### Set exercise
Repeat the lines exactly from the line that contains "Generate a Python" through the line that contains "import pandas as pd"; leave images out and add nothing.

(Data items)

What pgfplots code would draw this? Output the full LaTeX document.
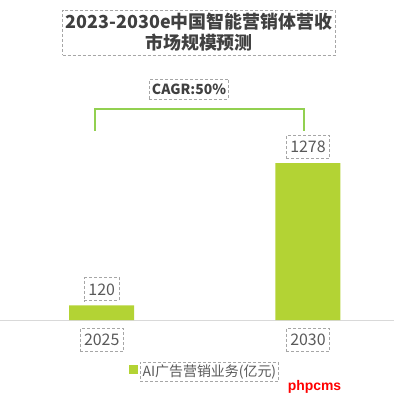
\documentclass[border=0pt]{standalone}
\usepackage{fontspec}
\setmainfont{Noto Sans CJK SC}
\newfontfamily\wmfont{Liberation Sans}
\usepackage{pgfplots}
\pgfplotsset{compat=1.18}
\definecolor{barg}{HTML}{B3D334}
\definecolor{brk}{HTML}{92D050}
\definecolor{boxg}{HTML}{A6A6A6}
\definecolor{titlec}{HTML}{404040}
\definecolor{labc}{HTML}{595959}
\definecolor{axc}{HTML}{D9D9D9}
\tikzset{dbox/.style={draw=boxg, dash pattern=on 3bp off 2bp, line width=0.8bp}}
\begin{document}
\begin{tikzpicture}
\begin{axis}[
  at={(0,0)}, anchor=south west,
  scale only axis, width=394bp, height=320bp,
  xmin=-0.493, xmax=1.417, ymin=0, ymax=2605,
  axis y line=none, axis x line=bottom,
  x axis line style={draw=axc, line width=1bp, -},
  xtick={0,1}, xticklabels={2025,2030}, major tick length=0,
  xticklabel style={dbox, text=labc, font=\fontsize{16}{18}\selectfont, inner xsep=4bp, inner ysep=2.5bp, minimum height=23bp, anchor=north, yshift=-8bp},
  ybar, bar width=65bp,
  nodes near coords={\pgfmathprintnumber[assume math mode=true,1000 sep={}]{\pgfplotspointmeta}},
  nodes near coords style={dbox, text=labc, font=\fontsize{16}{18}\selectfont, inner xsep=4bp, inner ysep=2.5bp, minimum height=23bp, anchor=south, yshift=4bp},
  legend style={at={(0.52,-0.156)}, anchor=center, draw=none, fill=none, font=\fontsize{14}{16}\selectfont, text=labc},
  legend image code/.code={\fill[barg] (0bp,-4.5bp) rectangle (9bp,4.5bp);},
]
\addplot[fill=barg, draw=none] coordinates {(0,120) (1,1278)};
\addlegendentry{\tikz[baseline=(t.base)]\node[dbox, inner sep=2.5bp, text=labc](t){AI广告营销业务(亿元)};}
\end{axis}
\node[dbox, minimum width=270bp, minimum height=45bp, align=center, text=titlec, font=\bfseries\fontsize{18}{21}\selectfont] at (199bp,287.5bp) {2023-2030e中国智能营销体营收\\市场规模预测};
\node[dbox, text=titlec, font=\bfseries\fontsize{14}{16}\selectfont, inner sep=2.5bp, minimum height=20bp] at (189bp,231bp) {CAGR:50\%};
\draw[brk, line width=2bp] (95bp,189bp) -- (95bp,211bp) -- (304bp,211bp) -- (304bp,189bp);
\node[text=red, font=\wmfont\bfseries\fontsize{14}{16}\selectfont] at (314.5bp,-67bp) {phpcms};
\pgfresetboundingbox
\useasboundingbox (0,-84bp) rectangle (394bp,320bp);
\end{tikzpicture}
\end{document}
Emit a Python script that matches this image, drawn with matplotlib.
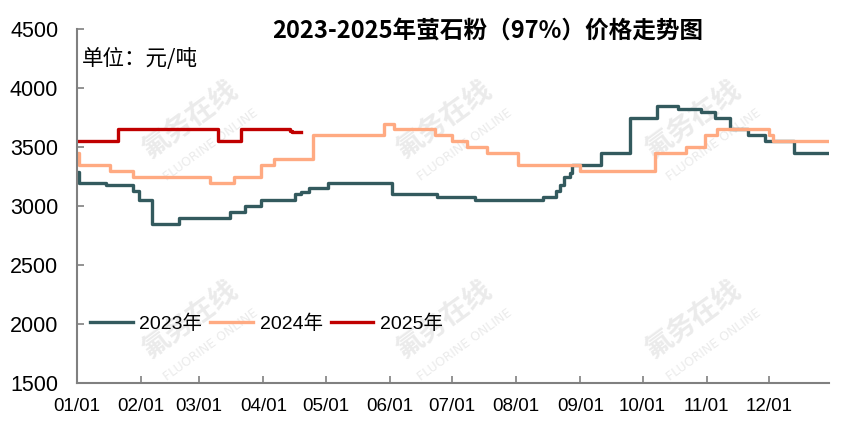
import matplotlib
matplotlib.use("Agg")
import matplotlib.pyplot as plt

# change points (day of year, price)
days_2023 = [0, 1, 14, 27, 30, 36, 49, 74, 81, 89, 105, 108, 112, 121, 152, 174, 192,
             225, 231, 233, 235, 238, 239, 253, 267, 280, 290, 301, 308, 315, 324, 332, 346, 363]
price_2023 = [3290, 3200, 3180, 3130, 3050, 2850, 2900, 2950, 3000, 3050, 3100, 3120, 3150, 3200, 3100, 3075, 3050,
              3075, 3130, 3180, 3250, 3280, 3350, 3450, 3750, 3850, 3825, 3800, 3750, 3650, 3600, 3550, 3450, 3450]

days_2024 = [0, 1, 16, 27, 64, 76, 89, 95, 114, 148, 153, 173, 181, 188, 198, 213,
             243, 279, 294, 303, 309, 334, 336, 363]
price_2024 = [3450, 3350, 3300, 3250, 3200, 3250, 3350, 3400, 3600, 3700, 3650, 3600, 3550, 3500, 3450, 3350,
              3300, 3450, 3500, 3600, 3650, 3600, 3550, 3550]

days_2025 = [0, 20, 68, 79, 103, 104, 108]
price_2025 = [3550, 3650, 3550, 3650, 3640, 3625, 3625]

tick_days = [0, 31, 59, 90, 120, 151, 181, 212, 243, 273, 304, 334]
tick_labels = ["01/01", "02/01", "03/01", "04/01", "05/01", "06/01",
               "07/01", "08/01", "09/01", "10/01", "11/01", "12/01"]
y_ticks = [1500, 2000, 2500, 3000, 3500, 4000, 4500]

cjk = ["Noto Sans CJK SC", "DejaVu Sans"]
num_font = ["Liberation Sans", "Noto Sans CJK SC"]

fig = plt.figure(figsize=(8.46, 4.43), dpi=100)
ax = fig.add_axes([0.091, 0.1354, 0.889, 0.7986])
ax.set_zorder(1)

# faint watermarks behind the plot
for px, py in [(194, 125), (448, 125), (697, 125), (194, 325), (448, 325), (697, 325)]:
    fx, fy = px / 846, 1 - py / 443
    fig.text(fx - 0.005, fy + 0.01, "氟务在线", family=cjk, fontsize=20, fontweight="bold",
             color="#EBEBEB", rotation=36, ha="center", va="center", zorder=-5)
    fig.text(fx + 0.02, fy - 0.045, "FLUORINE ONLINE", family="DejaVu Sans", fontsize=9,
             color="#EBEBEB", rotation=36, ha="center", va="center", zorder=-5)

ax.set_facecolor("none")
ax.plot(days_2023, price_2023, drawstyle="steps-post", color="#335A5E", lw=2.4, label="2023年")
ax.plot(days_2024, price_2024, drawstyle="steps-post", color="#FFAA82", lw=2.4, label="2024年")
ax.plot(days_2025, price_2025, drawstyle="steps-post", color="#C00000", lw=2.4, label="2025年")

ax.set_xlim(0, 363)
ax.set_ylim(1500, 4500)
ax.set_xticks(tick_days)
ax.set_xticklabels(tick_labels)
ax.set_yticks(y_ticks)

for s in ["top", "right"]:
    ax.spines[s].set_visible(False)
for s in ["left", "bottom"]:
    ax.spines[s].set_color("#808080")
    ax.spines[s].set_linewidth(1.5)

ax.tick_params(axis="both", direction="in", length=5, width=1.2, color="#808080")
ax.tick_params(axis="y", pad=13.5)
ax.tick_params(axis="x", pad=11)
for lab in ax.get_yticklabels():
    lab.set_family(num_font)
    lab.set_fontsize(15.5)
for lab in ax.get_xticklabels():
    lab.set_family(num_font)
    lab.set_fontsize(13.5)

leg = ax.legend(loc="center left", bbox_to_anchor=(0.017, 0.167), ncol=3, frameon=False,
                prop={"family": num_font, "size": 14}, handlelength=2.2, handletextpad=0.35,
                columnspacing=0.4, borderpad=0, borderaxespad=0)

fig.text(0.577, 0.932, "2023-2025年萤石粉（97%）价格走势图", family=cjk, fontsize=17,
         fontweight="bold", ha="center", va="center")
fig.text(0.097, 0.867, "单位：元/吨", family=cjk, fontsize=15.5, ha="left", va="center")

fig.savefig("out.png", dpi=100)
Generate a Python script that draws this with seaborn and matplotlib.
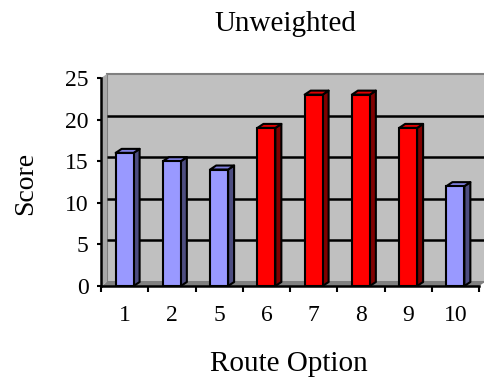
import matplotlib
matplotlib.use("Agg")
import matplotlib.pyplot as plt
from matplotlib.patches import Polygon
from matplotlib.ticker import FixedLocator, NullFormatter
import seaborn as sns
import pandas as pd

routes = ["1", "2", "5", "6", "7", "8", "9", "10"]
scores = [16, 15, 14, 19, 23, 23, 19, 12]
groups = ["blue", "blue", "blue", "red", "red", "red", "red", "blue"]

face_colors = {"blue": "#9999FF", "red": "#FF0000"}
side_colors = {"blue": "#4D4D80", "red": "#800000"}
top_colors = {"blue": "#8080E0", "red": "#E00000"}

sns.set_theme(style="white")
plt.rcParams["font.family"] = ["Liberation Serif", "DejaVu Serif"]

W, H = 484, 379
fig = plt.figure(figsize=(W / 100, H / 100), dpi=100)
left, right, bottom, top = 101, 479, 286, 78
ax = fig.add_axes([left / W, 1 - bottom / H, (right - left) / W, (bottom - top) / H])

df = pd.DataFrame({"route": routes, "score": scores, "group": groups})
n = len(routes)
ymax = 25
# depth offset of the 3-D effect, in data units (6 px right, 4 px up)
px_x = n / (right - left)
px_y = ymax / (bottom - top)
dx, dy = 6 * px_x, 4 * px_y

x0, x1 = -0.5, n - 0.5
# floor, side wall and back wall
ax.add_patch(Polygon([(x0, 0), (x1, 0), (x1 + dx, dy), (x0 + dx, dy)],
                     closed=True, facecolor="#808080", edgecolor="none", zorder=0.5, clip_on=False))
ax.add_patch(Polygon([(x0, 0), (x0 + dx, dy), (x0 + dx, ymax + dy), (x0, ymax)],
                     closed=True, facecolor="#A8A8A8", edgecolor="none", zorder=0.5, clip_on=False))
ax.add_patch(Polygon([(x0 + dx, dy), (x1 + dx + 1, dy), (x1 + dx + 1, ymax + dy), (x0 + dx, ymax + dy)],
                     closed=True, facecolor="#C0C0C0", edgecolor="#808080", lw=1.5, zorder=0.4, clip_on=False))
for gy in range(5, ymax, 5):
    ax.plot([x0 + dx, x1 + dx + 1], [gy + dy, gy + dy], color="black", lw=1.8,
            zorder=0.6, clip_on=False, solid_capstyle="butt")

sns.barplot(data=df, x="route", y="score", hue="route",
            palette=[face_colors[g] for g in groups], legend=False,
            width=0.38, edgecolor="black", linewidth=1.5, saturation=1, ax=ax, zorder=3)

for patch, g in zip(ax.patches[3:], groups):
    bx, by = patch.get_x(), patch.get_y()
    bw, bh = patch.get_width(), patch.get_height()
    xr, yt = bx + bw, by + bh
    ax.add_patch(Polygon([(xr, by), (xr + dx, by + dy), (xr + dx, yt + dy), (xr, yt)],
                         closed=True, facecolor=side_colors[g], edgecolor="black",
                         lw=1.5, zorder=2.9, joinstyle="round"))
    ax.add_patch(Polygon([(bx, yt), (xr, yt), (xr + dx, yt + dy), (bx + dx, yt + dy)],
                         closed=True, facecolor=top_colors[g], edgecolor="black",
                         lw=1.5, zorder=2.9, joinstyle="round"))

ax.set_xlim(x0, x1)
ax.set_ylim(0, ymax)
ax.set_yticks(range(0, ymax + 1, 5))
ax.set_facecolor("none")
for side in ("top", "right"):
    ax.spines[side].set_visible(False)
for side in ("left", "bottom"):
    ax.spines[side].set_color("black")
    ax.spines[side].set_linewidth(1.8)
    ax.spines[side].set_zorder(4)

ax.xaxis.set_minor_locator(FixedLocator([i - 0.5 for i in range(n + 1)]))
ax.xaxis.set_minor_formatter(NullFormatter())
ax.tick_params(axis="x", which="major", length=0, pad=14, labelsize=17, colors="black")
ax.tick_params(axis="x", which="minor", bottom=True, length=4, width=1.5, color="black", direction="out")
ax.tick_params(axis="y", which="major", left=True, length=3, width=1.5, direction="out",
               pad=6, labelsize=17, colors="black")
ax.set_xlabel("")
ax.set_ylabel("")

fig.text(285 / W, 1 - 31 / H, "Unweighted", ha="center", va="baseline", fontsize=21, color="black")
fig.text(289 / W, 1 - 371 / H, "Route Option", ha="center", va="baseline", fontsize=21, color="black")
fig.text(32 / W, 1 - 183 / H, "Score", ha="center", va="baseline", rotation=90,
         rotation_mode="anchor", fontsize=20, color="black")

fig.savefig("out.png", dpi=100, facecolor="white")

### Completed exercise
Generate a Python script that draws this with seaborn and matplotlib.
import matplotlib
matplotlib.use("Agg")
import matplotlib.pyplot as plt
from matplotlib.patches import Polygon
from matplotlib.ticker import FixedLocator, NullFormatter
import seaborn as sns
import pandas as pd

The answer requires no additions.